American physician (1892–1978)

Edith Evelyn Nicholls Stainsby (September 29, 1892 – March 12, 1978) was an American physician and medical researcher.

==Early life and education==
Nicholls was born in Cleveland, Ohio, the daughter of Mark Mitchell Nicholls and Elizabeth Jane Frees Nicholls. Her father was born in England and owned the Nicholls Tubing Factory. She graduated from Smith College in 1919, and earned degrees in public health and child psychology at Johns Hopkins University. She earned her medical degree at the Yale School of Medicine in 1926.

==Career==
Nicholls was a pediatric specialist, with particular expertise in rheumatoid arthritis and polio. She was on the staff of the Children's Bureau in Washington, D.C. She lived in China as a young woman, and spoke about her experiences there to women's groups afterward. She taught at Cornell University Medical College from 1927 to 1937.

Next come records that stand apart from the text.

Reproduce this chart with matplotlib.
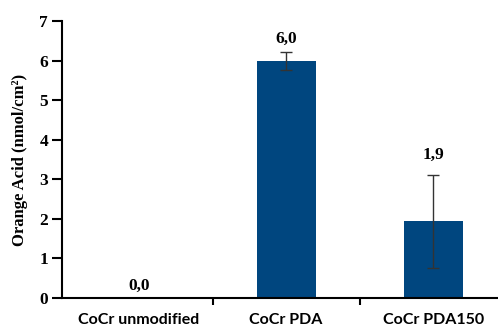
import matplotlib
matplotlib.use("Agg")
import matplotlib.pyplot as plt

categories = ["CoCr unmodified", "CoCr PDA", "CoCr PDA150"]
values = [0.0, 6.0, 1.94]
errors = [0.0, 0.23, 1.17]
value_labels = ["0,0", "6,0", "1,9"]

bar_color = "#00467f"

fig = plt.figure(figsize=(4.98, 3.3), dpi=100)
ax = fig.add_axes([0.1245, 0.097, 0.8755, 0.839])

x = list(range(len(categories)))
ax.bar(x, values, width=0.4, color=bar_color, zorder=2)
for i in x:
    if errors[i] > 0:
        ax.errorbar(i, values[i], yerr=errors[i], fmt="none", ecolor="#333333",
                    elinewidth=1, capsize=4, capthick=1, zorder=3)

label_y = [0.1, values[1] + errors[1] + 0.12, values[2] + errors[2] + 0.3]
for i in x:
    ax.text(i, label_y[i], value_labels[i], ha="center", va="bottom",
            fontsize=12.5, fontweight="bold", family="Liberation Serif")

ax.set_xlim(-0.524, 2.44)
ax.set_ylim(0, 7)
ax.set_yticks(range(8))
ax.set_yticklabels([str(v) for v in range(8)], family="Liberation Serif",
                   fontweight="bold", fontsize=12.5)
ax.set_xticks([0.5, 1.5])
ax.set_xticklabels([])
ax.set_xticks(x, minor=True)
ax.set_xticklabels(categories, minor=True, family="Lato", fontweight="bold", fontsize=11.5)
ax.tick_params(axis="x", which="minor", length=0, pad=11)
ax.tick_params(axis="x", which="major", length=5, width=1.5, direction="out")
ax.tick_params(axis="y", length=7, width=1.5, direction="out", pad=3)

for side in ["top", "right"]:
    ax.spines[side].set_visible(False)
for side in ["left", "bottom"]:
    ax.spines[side].set_linewidth(1.5)

ax.set_ylabel("Orange Acid (nmol/cm²)", family="Liberation Serif",
              fontweight="bold", fontsize=12, labelpad=8)

fig.savefig("out.png", dpi=100)
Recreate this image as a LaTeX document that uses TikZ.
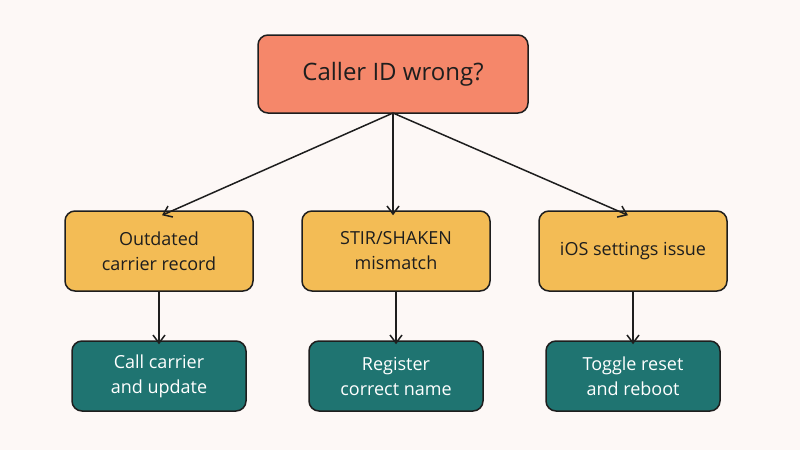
\documentclass[tikz,border=0pt]{standalone}
\usepackage{fontspec}
\setmainfont{Open Sans}
\usetikzlibrary{arrows.meta}
\definecolor{bg}{HTML}{FDF8F6}
\definecolor{topc}{HTML}{F5876A}
\definecolor{midc}{HTML}{F3BC55}
\definecolor{botc}{HTML}{1F7471}
\definecolor{ink}{HTML}{1E1E1E}
\begin{document}
\begin{tikzpicture}[x=1pt,y=-1pt,
  box/.style={draw=ink,line width=1.5pt,rounded corners=10pt,align=center,inner sep=0pt},
  mid/.style={box,fill=midc,minimum width=188pt,minimum height=80pt,font=\fontsize{18}{25}\selectfont,text=ink},
  bot/.style={box,fill=botc,minimum width=174pt,minimum height=70pt,font=\fontsize{18}{25}\selectfont,text=white},
  arr/.style={draw=ink,line width=1.5pt,-{Straight Barb[length=8pt,width=12pt]}}]
\fill[bg] (0,0) rectangle (800,450);
\node[box,fill=topc,minimum width=270pt,minimum height=78pt,font=\fontsize{24}{28}\selectfont,text=ink] (top) at (393,74) {Caller ID wrong?};
\node[mid] (m1) at (159,251) {Outdated\\carrier record};
\node[mid] (m2) at (396,251) {STIR/SHAKEN\\mismatch};
\node[mid] (m3) at (633,251) {iOS settings issue};
\node[bot] (b1) at (159,376) {Call carrier\\and update};
\node[bot] (b2) at (396,376) {Register\\correct name};
\node[bot] (b3) at (633,376) {Toggle reset\\and reboot};
\coordinate (o) at (393,113);
\draw[arr] (o) -- ([xshift=3pt,yshift=-5pt]m1.north);
\draw[arr] (o) -- ([xshift=-3pt,yshift=-5pt]m2.north);
\draw[arr] (o) -- ([xshift=-5pt,yshift=-5pt]m3.north);
\draw[arr] (m1.south) -- ([yshift=-4pt]b1.north);
\draw[arr] (m2.south) -- ([yshift=-4pt]b2.north);
\draw[arr] (m3.south) -- ([yshift=-4pt]b3.north);
\end{tikzpicture}
\end{document}
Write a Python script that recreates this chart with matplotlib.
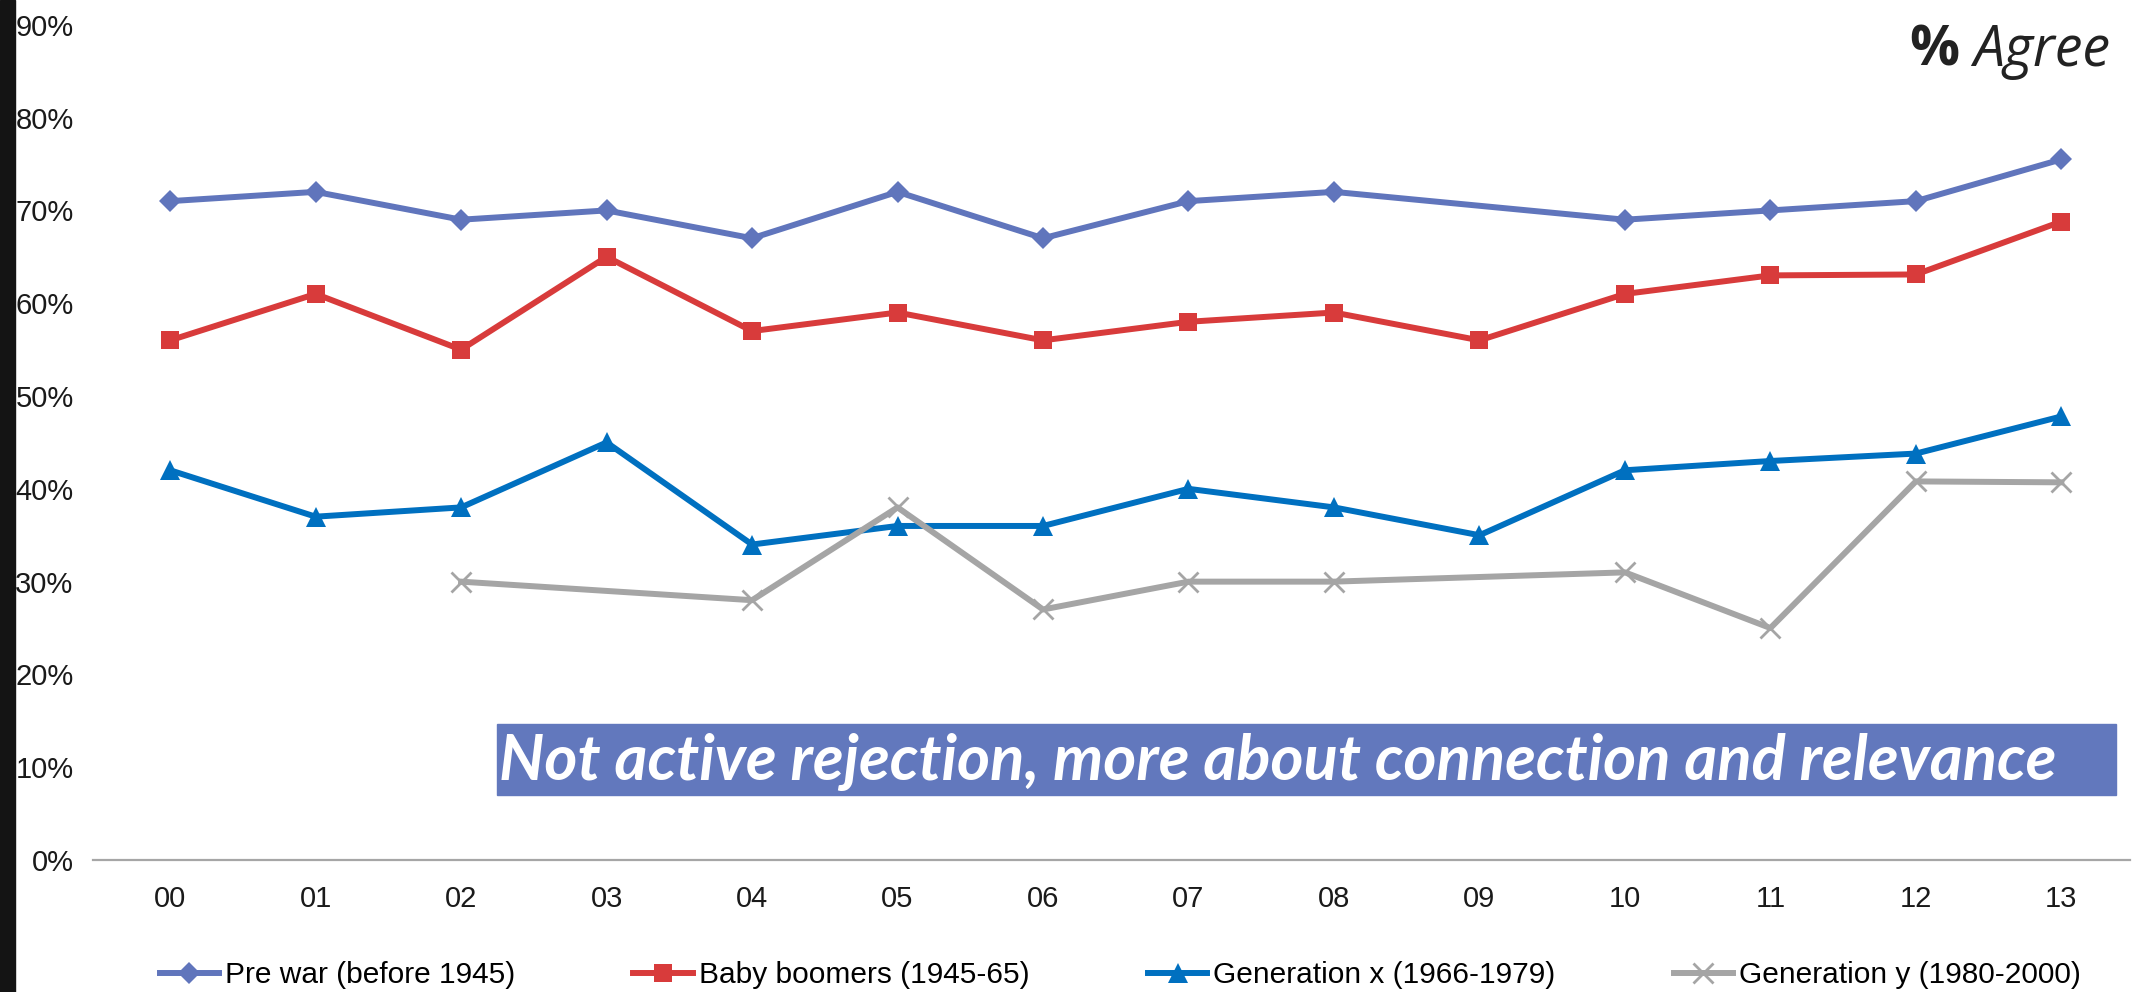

Nicholls was chief of the arthritis clinic at Geisinger Memorial Hospital in Pennsylvania from 1940 to 1943, and head of pediatrics at Geisinger from 1943 to 1950. She was appointed director of the Montour County Well-Baby Clinic in 1952. In 1964 she became president of the Soroptimist Club of Montour County.

==Publications==
Nicholls published her research in academic journals in the 1920s and 1930s, including Journal of Comparative Psychology, American Journal of Epidemiology, Journal of Clinical Investigation, Archives of Internal Medicine, Journal of Experimental Medicine, Journal of Laboratory and Clinical Medicine, Journal of Bacteriology, Journal of the American Medical Association, Annals of Internal Medicine, and The Journal of Infectious Diseases.
- "A Study of the Spontaneous Activity of the Guinea Pig" (1922)
- "The relation between fatigue and the susceptibility of guinea pigs to infections of type I pneumococcus" (1922, with Reynold A. Spaeth)
- "Performances in Certain Mental Tests of Children Classified as Underweight and Normal" (1923)
- "Studies in Scarlet Fever III: Infections with Streptococcus Scarlatinae in Persons with Scarlatinal Antitoxic Immunity" (1926)
- "The Persistence of Streptococcus scarlatinae in the Throat of Convalescent Scarlet Fever Patients." (1927)
- "The Bacteriology of the Blood and Joints in Chronic Infectious Arthritis" (1929, with Russell L. Cecil, and Wendell J. Stainsby)
- "Bacteriology of the Blood and Joins in Rheumatic Fever" (1929, with Russell L. Cecil and Wendell J. Stainsby)
- "Streptococcal Agglutinins in Chronic Infectious Arthritis" (1931, with Wendell J. Stainsby)
- "Technic for the Isolation of Streptococci" (1932, with Wendell J. Stainsby)
- "Further Studies on the Agglutination Reaction in Chronic Arthritis" (1933, with Wendell J. Stainsby)
- "The Clinical Significance of the Erythrocytic Sedimentation Test in Rheumatoid Arthritis" (1933 with Wendell J. Stainsby)
- "The Incidence and Biological Characteristics of the Hemolytic Bacillus Coli in the Stools of Healthy Individuals" (1934)
- "Treatment of Rheumatoid Arthritis with Hyperthermia Produced by a High-Frequency Current" (1934, with K. G. Hansson and Wendell J. Stainsby)
- "The Classification of a Group of Escherichia Isolated from the Intestinal Tract of Patients with Ulcerative Colitis" (1935, with H. P. Saltz)
- "Malarial Therapy in Rheumatoid Arthritis" (1935, with Russell L. Cecil and Constance Friess)
- "The Treatment of Rheumatoid Arthritis with an Injectable Form of Bee Venom" (1938, with Jacques Kroner, Robert M. Lintz, Marion Tyndall, and Leonora Andersen)
- "A Study of the Organisms Recovered from Filtrates of Cultures of Hemolytic Streptococci" (1938)
- "The incidence of a normal spinal fluid in acute poliomyelitis" (1950)

==Personal life==
Nicholls married fellow physician Wendell J. Stainsby in 1928, in Toronto. They had a son, Wendell, and a daughter, Gail. Her husband died in 1969. She moved to Florida in 1973, and died in Gainesville, Florida in 1978, in her eighties.